A quickwitted woman college professor recently described an exchange of repartee with a Red sympathizer among her students.
“You can’t talk about Nazism and Communism as if they were alike,” protested the student.
“Oh, but I can,” replied the professor, “if they are alike.”….
As regards professed ultimate purpose, there is a difference between communism as expounded by Marx, Lenin and Stalin, and fascism as expounded by Mussolini and Hitler. Communism looks forward to a world social revolution which is to abolish capitalism and usher in the millenium [sic]. Hitler and Mussolini thought in terms of racial and national megalomania.

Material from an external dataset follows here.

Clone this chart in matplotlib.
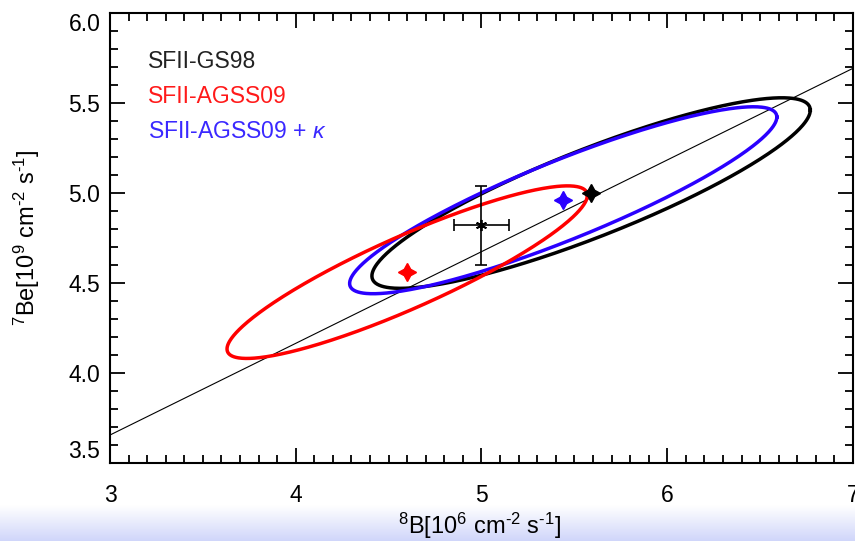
import numpy as np
import matplotlib
matplotlib.use("Agg")
import matplotlib.pyplot as plt
from matplotlib.colors import LinearSegmentedColormap

plt.rcParams['font.family'] = ['Liberation Sans', 'DejaVu Sans']
plt.rcParams['mathtext.fontset'] = 'custom'
plt.rcParams['mathtext.rm'] = 'Liberation Sans'
plt.rcParams['mathtext.it'] = 'Liberation Sans:italic'
plt.rcParams['mathtext.bf'] = 'Liberation Sans:bold'

# Solar model predictions (8B, 7Be fluxes) and their correlated uncertainty ellipses
models = ['SFII-GS98', 'SFII-AGSS09', 'SFII-AGSS09 + $\\kappa$']
b8_model = [5.59, 4.60, 5.44]
be7_model = [5.00, 4.56, 4.96]
b8_halfwidth = [1.18, 0.97, 1.15]
be7_halfwidth = [0.53, 0.48, 0.52]
correlation = [0.87, 0.89, 0.89]
colors = ['black', '#ff0000', '#2a00ff']
text_colors = ['#222222', '#ff1a1a', '#3a28ff']

# Measured fluxes
b8_obs, b8_err = 5.00, 0.15
be7_obs, be7_err = 4.82, 0.22

# Reference line
line_b8 = [3.0, 7.0]
line_be7 = [3.654, 5.694]

W, H = 855, 541
fig = plt.figure(figsize=(W / 100, H / 100), dpi=100)

# Soft blue band along the bottom of the figure
band = fig.add_axes([0, 0, 1, 36 / H], zorder=-1)
grad = np.linspace(0, 1, 64).reshape(-1, 1)
cmap = LinearSegmentedColormap.from_list('band', ['#ffffff', '#d0d6fa'])
band.imshow(grad, aspect='auto', cmap=cmap, origin='upper', extent=[0, 1, 0, 1])
band.set_axis_off()

left, right = 110 / W, 853 / W
bottom, top = 1 - 462.7 / H, 1 - 13.3 / H
ax = fig.add_axes([left, bottom, right - left, top - bottom])
ax.set_xlim(3, 7)
ax.set_ylim(3.5, 6.0)

ax.plot(line_b8, line_be7, color='black', lw=0.8, zorder=2)

t = np.linspace(0, 2 * np.pi, 500)
order = [0, 2, 1]
for i in order:
    x = b8_model[i] + b8_halfwidth[i] * np.cos(t)
    y = be7_model[i] + be7_halfwidth[i] * (correlation[i] * np.cos(t)
                                           + np.sqrt(1 - correlation[i] ** 2) * np.sin(t))
    ax.plot(x, y, color=colors[i], lw=2.5, zorder=3)

for i in range(3):
    ax.plot(b8_model[i], be7_model[i], marker=(4, 1, 0), ms=13, color=colors[i],
            mec=colors[i], ls='none', zorder=4)

ax.errorbar(b8_obs, be7_obs, xerr=b8_err, yerr=be7_err, fmt='none', ecolor='black',
            elinewidth=1.2, capsize=4, capthick=1.2, zorder=4)
ax.plot(b8_obs, be7_obs, marker=(6, 2, 0), ms=8, color='black', mew=1.3, zorder=5)

ys = [0.8776, 0.800, 0.722]
for i in range(3):
    ax.text(0.051, ys[i], models[i], transform=ax.transAxes, color=text_colors[i],
            fontsize=16.5, va='baseline', ha='left')

ax.set_xticks([3, 4, 5, 6, 7])
ax.set_xticklabels(['3', '4', '5', '6', '7'])
ax.set_yticks([3.5, 4.0, 4.5, 5.0, 5.5, 6.0])
ax.set_yticklabels(['3.5', '4.0', '4.5', '5.0', '5.5', '6.0'])
ax.set_xticks(np.arange(3, 7.001, 0.1), minor=True)
ax.set_yticks(np.arange(3.5, 6.001, 0.1), minor=True)
ax.tick_params(which='both', direction='in', top=True, right=True, width=1.3,
               colors='black', labelsize=16.5)
ax.tick_params(which='major', length=11)
ax.tick_params(which='minor', length=5.8)
ax.tick_params(axis='x', pad=15)
ax.tick_params(axis='y', pad=7)
for s in ax.spines.values():
    s.set_linewidth(1.5)

ylabels = ax.get_yticklabels()
ylabels[0].set_va('bottom')
ylabels[-1].set_va('top')

ax.set_xlabel('$^{8}$B[10$^{6}$ cm$^{\\text{-}2}$ s$^{\\text{-}1}$]', fontsize=17)
ax.xaxis.set_label_coords(0.4975, (462.7 - 526) / 449.4)
ax.xaxis.label.set_va('center')
ax.set_ylabel('$^{7}$Be[10$^{9}$ cm$^{\\text{-}2}$ s$^{\\text{-}1}$]', fontsize=17)
ax.yaxis.set_label_coords((27 - 110) / 743, 0.5)
ax.yaxis.label.set_va('center')

fig.savefig('out.png', dpi=100)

There is a difference here, but there is also an element of similarity. For regimes animated by such grandiloquent dreams are not likely to be reliably good neighbours of countries which do not fall in with their aspirations.
Another difference may be seen in the fact that communists in Russia and elsewhere, beat the drums for class hatred, whereas fascists have stressed race and national hatred. But here again one is struck by the fact that hatred, of one kind or another, figures so prominently in the thinking of both regimes. And the Soviet communist claim to be exempt from racism is wearing a little thin when one considers the implications of such actions as the blotting out of several ethnic groups in the Soviet Union (the Volga Germans, the Crimean Tartars, the Kalmyks and others) who were regarded as lacking in loyalty in the late war.
Eight Similarities Listed
In the matter of everyday administrative practice resemblances between these two totalitarian systems are far too numerous and striking to be dismissed as accidental or superficial. Eight of the more important of these resemblances may be listed as follows:
1. The supposedly infallible Leader who may not be criticized, who must always be surrounded with the thickest incense of flattery.
2. The single ruling party, which tolerates neither criticism nor organized opposition and really amounts to a permanent governing class.
3. Government by a mixture of unlimited propaganda and unlimited terrorism. Those subjects of a totalitarian state who are too intelligent to be taken in by the propaganda, are intimidated and effectively silenced by the terror. The propaganda is made unlimited by exclusive government control of the press, the schools, the radio, of every agency of instruction and information.
4. Complete absence of the rule of objective law, and of safeguards for the individual against the arbitrary violence of the state. Of course there is the code of law in the Soviet Union, as there were laws and law courts in Nazi Germany and fascist Italy. But on any suspicion of opposition to the government the political police under all these regimes could act on its own discretion. As a journalistic associate once said in Moscow:
“There is no habeas corpus in this country. But they have a pretty effective substitute for it. One might call it: habeas cadaver.”
5. Widespread use of slave labour. This has prevalent in the Soviet Union since 1929 and was practised on a large scale in Nazi Germany during the war.
6. Complete state control of the economy.
7. An incurable desire to carry on subversive intrigues in foreign lands.
8. An attitude of bellicose suspicion toward the outside world. Perhaps the most extreme expression of this attitude is the recent Soviet decree forbidding marriage between Soviet citizens and foreigners.
http://hurryupharry.org/2010/10/01/from-the-vaults-wall-street-journal-october-20-1947/
Thought it is an interesting subject to discuss.